Créé à Venise en 1727, Farnace s’impose comme l’un des opéras les plus souvent repris de Vivaldi et bénéficie d’un enregistrement de référence sous la direction de Diego Fasolis, avec Max Emanuel Cenčić dans le rôle-titre. La version entendue ce soir se fonde sur la reprise de l’œuvre donnée à Pavie en 1731, où le rôle-titre, initialement confié à la contralto Maria Maddalena Pieri, passa à un ténor, probablement Antonio Barbieri.
Belle surprise : ce Farnace annoncé en version de concert s’avère en réalité bien plus qu’une simple exécution musicale. Les chanteurs, en costume, se passent de partitions, incarnant pleinement leurs personnages. La mise en espace conçue par Mathilde Étienne offre un double bénéfice : elle rend l’action lisible, jusqu’au happy end un peu abracadabrant, tout en insufflant une véritable théâtralité à l’ensemble. Emiliano Gonzalez Toro, d’abord à la direction pour l’ouverture, rejoint rapidement ses partenaires chanteurs, ces derniers donnant de temps à autre à l’orchestre des signes de départ ou de rythme. L’ensemble instrumental, disposé sur scène, ménage un espace central où se déploie le jeu, conférant à l’ensemble une énergie communicative. Si la mise en espace est vivante, elle pousse parfois certains chanteurs à fragiliser légèrement leur ligne vocale. De même, le style vocal n’est pas toujours exempt de reproches : on note une tendance systématique à conclure les airs sur une note tenue aiguë, pratique efficace sur le public mais moins séduisante d’un point de vue purement musical.
La distribution réunie ce soir se distingue par la diversité des profils vocaux et quelques belles surprises. Emiliano Gonzalez Toro se montre parfaitement à l’aise dans la tessiture barytonnante du rôle-titre. Son premier air, impressionnant de virtuosité, est mené avec un sens du risque qui force l’admiration. Le célèbre « Gelido in ogni vena », saisissant de dramatisme, compte parmi les plus beaux moments du spectacle. Key’mon W. Murrah (Gilade) s’impose comme une révélation : contre-ténor à l’aigu aisé, il séduit par la souplesse du chant et une musicalité irréprochable, malgré une projection contenue. Deniz Uzun (Tamiri) impressionne par une ampleur vocale digne d’une Eboli, avec un grave nourri et un legato soigné qui donnent au personnage une densité inattendue. Adèle Charvet (Berenice) déploie une voix magnifiquement homogène, avec un jeu scénique vif et nuancé. Juan Sancho (Pompeo) affirme une présence autoritaire et un style d’une justesse constante, même si certains aigus téméraires paraissent superflus. Séraphine Cotrez (Selinda) séduit par sa vivacité scénique et son sens du rythme, même si la virtuosité trouve parfois ses limites. Enfin, Alvaro Zambrano (Aquilio) complète l’ensemble avec un chant clair et précis, d’une élégance irréprochable.

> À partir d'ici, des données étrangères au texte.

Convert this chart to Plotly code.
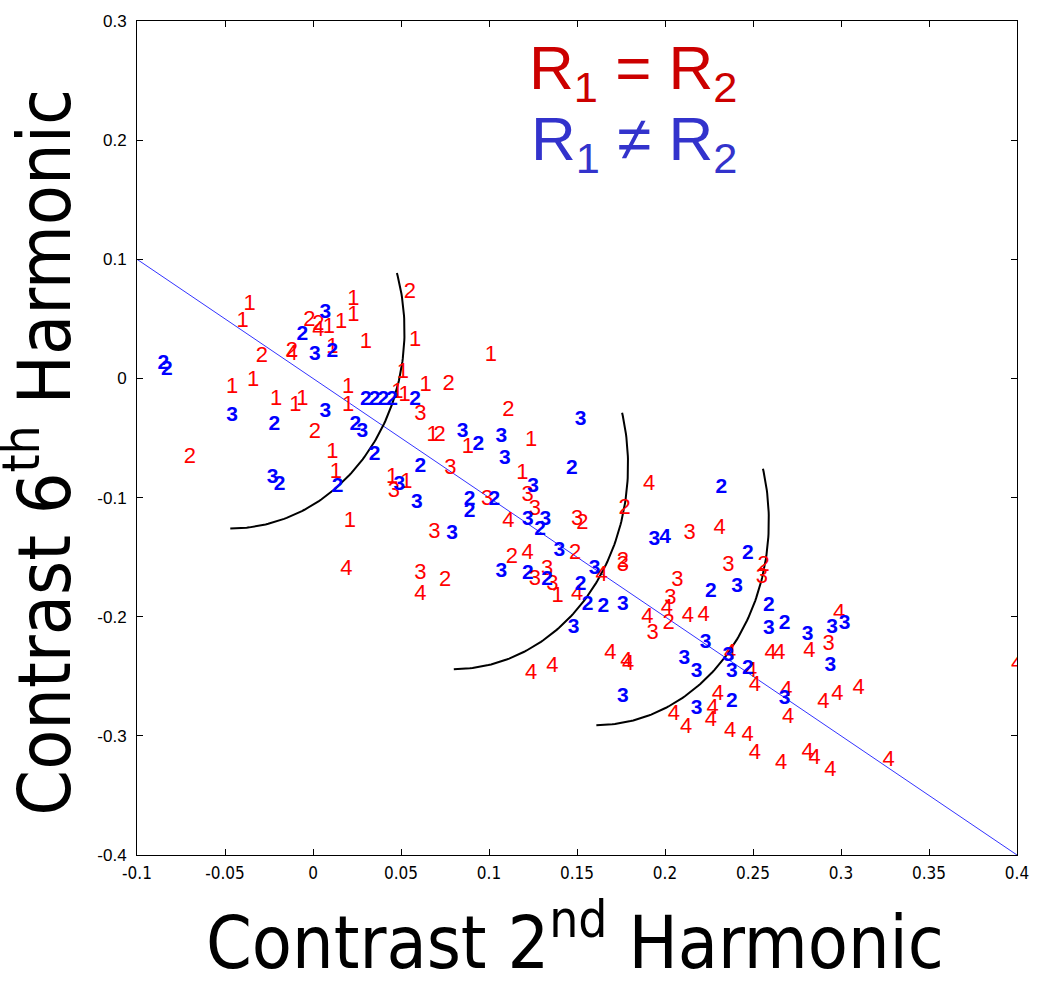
import numpy as np
import plotly.graph_objects as go

# ---- data ----
red_x = [-0.036, -0.040, -0.002, 0.003, 0.003, 0.009, 0.016, 0.023, 0.023, 0.055, 0.030, 0.058,
         -0.029, -0.012, -0.012, 0.011, -0.046, -0.034, -0.021, -0.010, -0.006, 0.001, 0.020, 0.020,
         0.011, 0.051, 0.048, 0.052, 0.064, 0.061, -0.070, 0.013, 0.021, 0.019, 0.045, 0.046, 0.053,
         0.069, 0.061, 0.061, 0.101, 0.077, 0.111, 0.068, 0.072, 0.088, 0.124, 0.078, 0.119, 0.122,
         0.126, 0.099, 0.150, 0.153, 0.111, 0.191, 0.177, 0.113, 0.122, 0.149, 0.126, 0.133, 0.136,
         0.139, 0.075, 0.150, 0.164, 0.176, 0.176, 0.214, 0.231, 0.207, 0.203, 0.201, 0.190, 0.193,
         0.202, 0.213, 0.222, 0.236, 0.256, 0.255, 0.169, 0.178, 0.179, 0.124, 0.136, 0.205, 0.299,
         0.293, 0.260, 0.265, 0.282, 0.237, 0.249, 0.251, 0.269, 0.270, 0.230, 0.227, 0.226, 0.212,
         0.237, 0.247, 0.251, 0.266, 0.281, 0.285, 0.294, 0.290, 0.298, 0.310, 0.327, 0.400]
red_y = [0.062, 0.048, 0.049, 0.045, 0.040, 0.043, 0.047, 0.066, 0.053, 0.072, 0.030, 0.032,
         0.018, 0.023, 0.020, 0.026, -0.008, -0.002, -0.018, -0.023, -0.018, -0.045, -0.008, -0.023,
         -0.062, 0.005, -0.012, -0.014, -0.006, -0.030, -0.066, -0.079, -0.120, -0.160, -0.083, -0.095, -0.087,
         -0.129, -0.164, -0.181, 0.019, -0.005, -0.027, -0.048, -0.048, -0.058, -0.052, -0.076, -0.080, -0.098,
         -0.110, -0.102, -0.118, -0.122, -0.120, -0.089, -0.109, -0.150, -0.147, -0.147, -0.169, -0.160, -0.173,
         -0.183, -0.170, -0.181, -0.165, -0.154, -0.157, -0.130, -0.126, -0.170, -0.185, -0.193, -0.201, -0.214,
         -0.206, -0.200, -0.199, -0.157, -0.157, -0.167, -0.231, -0.238, -0.240, -0.248, -0.242, -0.282, -0.197,
         -0.223, -0.231, -0.231, -0.229, -0.231, -0.246, -0.258, -0.262, -0.285, -0.265, -0.277, -0.287, -0.293,
         -0.296, -0.300, -0.315, -0.323, -0.314, -0.319, -0.329, -0.272, -0.265, -0.260, -0.321, -0.240]
red_lab = ['1', '1', '2', '2', '4', '1', '1', '1', '1', '2', '1', '1',
           '2', '2', '4', '1', '1', '1', '1', '1', '1', '2', '1', '1',
           '1', '1', '1', '1', '1', '3', '2', '1', '1', '4', '1', '3', '1',
           '3', '3', '4', '1', '2', '2', '1', '2', '1', '1', '3', '1', '3',
           '3', '3', '3', '2', '4', '4', '2', '2', '4', '2', '3', '3', '3',
           '1', '2', '4', '4', '2', '3', '3', '4', '3', '3', '4', '4', '3',
           '2', '4', '4', '3', '2', '3', '4', '4', '4', '4', '4', '4', '4',
           '3', '4', '4', '4', '4', '4', '4', '4', '4', '4', '4', '4', '4',
           '4', '4', '4', '4', '4', '4', '4', '4', '4', '4', '4', '4']

blue_x = [0.007, -0.006, 0.001, 0.011, -0.085, -0.083, -0.046, -0.022, 0.007, 0.024, 0.028, 0.030,
          0.035, 0.040, 0.045, 0.058, 0.035, 0.061, -0.023, -0.019, 0.014, 0.049, 0.059, 0.152,
          0.085, 0.094, 0.107, 0.109, 0.147, 0.125, 0.089, 0.089, 0.103, 0.122, 0.129, 0.132,
          0.079, 0.122, 0.140, 0.107, 0.133, 0.152, 0.160, 0.156, 0.165, 0.176, 0.148, 0.176,
          0.194, 0.200, 0.232, 0.247, 0.241, 0.226, 0.259, 0.259, 0.268, 0.281, 0.295, 0.302,
          0.294, 0.223, 0.211, 0.218, 0.236, 0.238, 0.247, 0.268, 0.218, 0.238]
blue_y = [0.055, 0.037, 0.020, 0.022, 0.012, 0.007, -0.031, -0.039, -0.028, -0.039, -0.045, -0.018,
          -0.018, -0.018, -0.018, -0.018, -0.064, -0.074, -0.083, -0.089, -0.091, -0.089, -0.104, -0.035,
          -0.045, -0.056, -0.049, -0.067, -0.076, -0.091, -0.102, -0.112, -0.102, -0.119, -0.127, -0.119,
          -0.130, -0.164, -0.145, -0.162, -0.169, -0.173, -0.160, -0.190, -0.192, -0.190, -0.209, -0.267,
          -0.135, -0.134, -0.092, -0.147, -0.175, -0.179, -0.191, -0.210, -0.206, -0.215, -0.209, -0.206,
          -0.241, -0.222, -0.235, -0.246, -0.233, -0.246, -0.244, -0.269, -0.277, -0.271]
blue_lab = ['3', '2', '3', '2', '2', '2', '3', '2', '3', '2', '3', '2',
            '2', '2', '2', '2', '2', '2', '3', '2', '2', '3', '3', '3',
            '3', '2', '3', '3', '2', '3', '2', '2', '2', '3', '2', '3',
            '3', '2', '3', '3', '2', '2', '3', '2', '2', '3', '3', '3',
            '3', '4', '2', '2', '3', '2', '2', '3', '2', '3', '3', '3',
            '3', '3', '3', '3', '3', '3', '2', '3', '3', '2']

# regression line y = -x across the axis range
line_x = [-0.1, 0.4]
line_y = [0.1, -0.4]

# three elliptical arcs: centre x, centre y, x-radius, y-radius, start/end angle (deg)
arc_cx = [-0.047, 0.080, 0.161]
arc_cy = [0.040, -0.073, -0.120]
arc_rx = [0.099, 0.099, 0.098]
arc_ry = [0.166, 0.171, 0.171]
arc_a0 = [-90, -90, -90]
arc_a1 = [17, 15, 15]

x_ticks = [-0.1, -0.05, 0, 0.05, 0.1, 0.15, 0.2, 0.25, 0.3, 0.35, 0.4]
x_tick_text = ['-0.1', '-0.05', '0', '0.05', '0.1', '0.15', '0.2', '0.25', '0.3', '0.35', '0.4']
y_ticks = [-0.4, -0.3, -0.2, -0.1, 0, 0.1, 0.2, 0.3]
y_tick_text = ['-0.4', '-0.3', '-0.2', '-0.1', '0', '0.1', '0.2', '0.3']

NARROW = "DejaVu Sans Condensed, Liberation Sans Narrow, Arial Narrow, Liberation Sans"
REG = "Liberation Sans, Arial"

fig = go.Figure()

fig.add_trace(go.Scatter(x=line_x, y=line_y, mode='lines',
                         line=dict(color='#3333ff', width=1), hoverinfo='skip'))

for cx, cy, rx, ry, a0, a1 in zip(arc_cx, arc_cy, arc_rx, arc_ry, arc_a0, arc_a1):
    t = np.radians(np.linspace(a0, a1, 120))
    fig.add_trace(go.Scatter(x=cx + rx * np.cos(t), y=cy + ry * np.sin(t), mode='lines',
                             line=dict(color='black', width=2), hoverinfo='skip'))

fig.add_trace(go.Scatter(x=red_x, y=red_y, mode='text', text=red_lab,
                         textposition='middle center',
                         textfont=dict(color='#ff0000', size=22, family=REG)))
fig.add_trace(go.Scatter(x=blue_x, y=blue_y, mode='text', text=blue_lab,
                         textposition='middle center',
                         textfont=dict(color='#0000ff', size=21, family=REG, weight='bold')))

axis_common = dict(showgrid=False, zeroline=False, showline=True, linecolor='black',
                   linewidth=1, mirror='ticks', ticks='inside', ticklen=6,
                   tickcolor='black')

fig.update_xaxes(range=[-0.1, 0.4], tickvals=x_ticks, ticktext=x_tick_text,
                 ticklabelstandoff=3,
                 tickfont=dict(family=NARROW, size=17, color='black'), **axis_common)
fig.update_yaxes(range=[-0.4, 0.3], tickvals=y_ticks, ticktext=y_tick_text,
                 ticklabelstandoff=6,
                 tickfont=dict(family=REG, size=17, color='black'), **axis_common)

fig.add_annotation(text="Contrast 2<sup>nd</sup> Harmonic", xref='paper', yref='paper',
                   x=0.498, y=-0.04, yanchor='top', showarrow=False,
                   font=dict(family=NARROW, size=73, color='black'))
fig.add_annotation(text="Contrast 6<sup>th</sup> Harmonic", xref='paper', yref='paper',
                   x=-0.0545, y=0.483, textangle=-90, xanchor='right', showarrow=False,
                   font=dict(family=NARROW, size=73, color='black'))

fig.add_annotation(text="R<sub>1</sub> = R<sub>2</sub>", xref='paper', yref='paper',
                   x=0.443, y=0.988, xanchor='left', yanchor='top', showarrow=False,
                   font=dict(family=REG, size=62, color='#cc0000'))
fig.add_annotation(text="R<sub>1</sub> \u2260 R<sub>2</sub>", xref='paper', yref='paper',
                   x=0.446, y=0.903, xanchor='left', yanchor='top', showarrow=False,
                   font=dict(family=REG, size=62, color='#3333cc'))

fig.update_layout(width=1044, height=983, margin=dict(l=137, r=27, t=17, b=128),
                  paper_bgcolor='white', plot_bgcolor='white', showlegend=False)

fig.write_html("out.html", config={'displayModeBar': False},
               post_script="document.body.style.margin='0';")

Les musiciens de I Gemelli, dirigés d’une main de maître au premier violon par Stéphanie Paulet, contribuent largement à la réussite de la soirée, alliant virtuosité et homogénéité. Par ailleurs, un continuo magnifiquement assuré ponctue l’action et illustre avec subtilité les récitatifs, avec la harpe de Marie-Domitille Murez, le clavecin de Violaine Cochard et le théorbe de Romain Falik.